All the angles in a triangle add up to 180 (a straight line).
As you turn round the 60 deg angle of the equilateral triangle, you have in fact turned yourself from your straight heading through everything BUT the 60 deg (180-60=120).

Therefore if you navigate all the way round the equilateral triangle, you will have turned through 3*120 =360 - a full circle.

It helps to draw it and extend the lines so you can write in all the angles. Hope this helps....

Q.5 in this month's dive magazine...

How many degrees would you turn to navigate an equilateral triangle?

120???

It depends what question you're asking here and indeed, what question Dive are asking. (I can't remember the exact wording offhand).

If the question is:
How many degrees would you turn after each triangle side in order to navigate an equilateral triangle?

then this is the answer:

120 deg. Draw out the triangle you would dive along. Each time you come to an apex, extend the line slightly. You'll see that the angle this extended line makes with the next directional line in 120 deg.

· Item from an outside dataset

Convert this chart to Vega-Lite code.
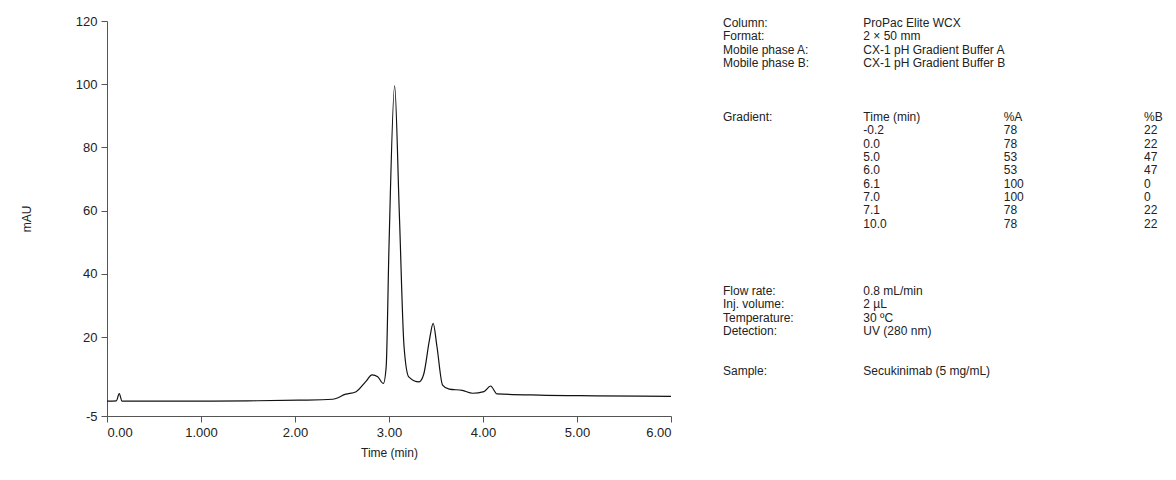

Another way of looking at it - for an equilateral triangle you need to get back to the same point by travelling 3 equivalent distances, and turning 3 equivalent angles. There are 360 deg in a full rotation ( which, effectively you are making), so 360/3 = 120.

If however the question is as you have written it, i.e.

How many degrees would you turn to navigate an equilateral triangle?

then the answer could arguably be 360. (120+120+120)

I don't know how far you've got in your BSAC career, but you'll (unfortunately) probably learn that BSAC questions are riddled with ambiguities, tricks and stumbling blocks. I thought some of this month's DIVE questions were written in fantastically typical BSAC style - poorly worded and some (arguably) multiple-possible answers. (As well as having two wreck descriptions with no actual photographs of the wreck - seemed like a bout of armchair journalism?)

It was only a little moan.....

T

I believe its common knowledge that BSAC have little or no input to the mag, else why publish 'dont give oxygen' then retract it!
Matt

Another way of looking at it - for an equilateral triangle you need to get back to the same point by travelling 3 equivalent distances, and turning 3 equivalent angles.

Well no, you only need to turn through 120 degrees twice to complete the triangle. At the moment of completion, you are not facing in the same direction as when you started.

How many degrees would you turn to navigate an equilateral triangle?

then the answer could arguably be 360. (120+120+120)

The answer in that case would be 240 degrees!

PS

:=How many degrees would you turn to navigate an equilateral triangle? 120???

This one caught me out way back in basic training...
All the angles in a triangle add up to 180 (a straight line).
As you turn round the 60 deg angle of the equilateral triangle, you have in fact turned yourself from your straight heading through everything BUT the 60 deg (180-60=120).

Therefore if you navigate all the way round the equilateral triangle, you will have turned through 3*120 =360 - a full circle.

It helps to draw it and extend the lines so you can write in all the angles. Hope this helps....


This can be extended for any regular polygon

It can be proven that the sum of the exterior angles of a polygon is 360 degrees, therefore the number of degrees turned for any regular polygon will be 360 / n , where n is the number of sides of the polygon

Therefore for a triangle, as you say, the angles turned will be 360/3 = 120

For a square course, 360 / 4 = 90
for a octogon course, 360 / 8 = 45
for a dodecagon, 360/12 = 30

To work out the total degrees turned returning to a start point will be 360 - ( 360 / n ) ( since you do not have to turn when arriving back at the start point.

etc.

:=Another way of looking at it - for an equilateral triangle you need to get back to the same point by travelling 3 equivalent distances, and turning 3 equivalent angles.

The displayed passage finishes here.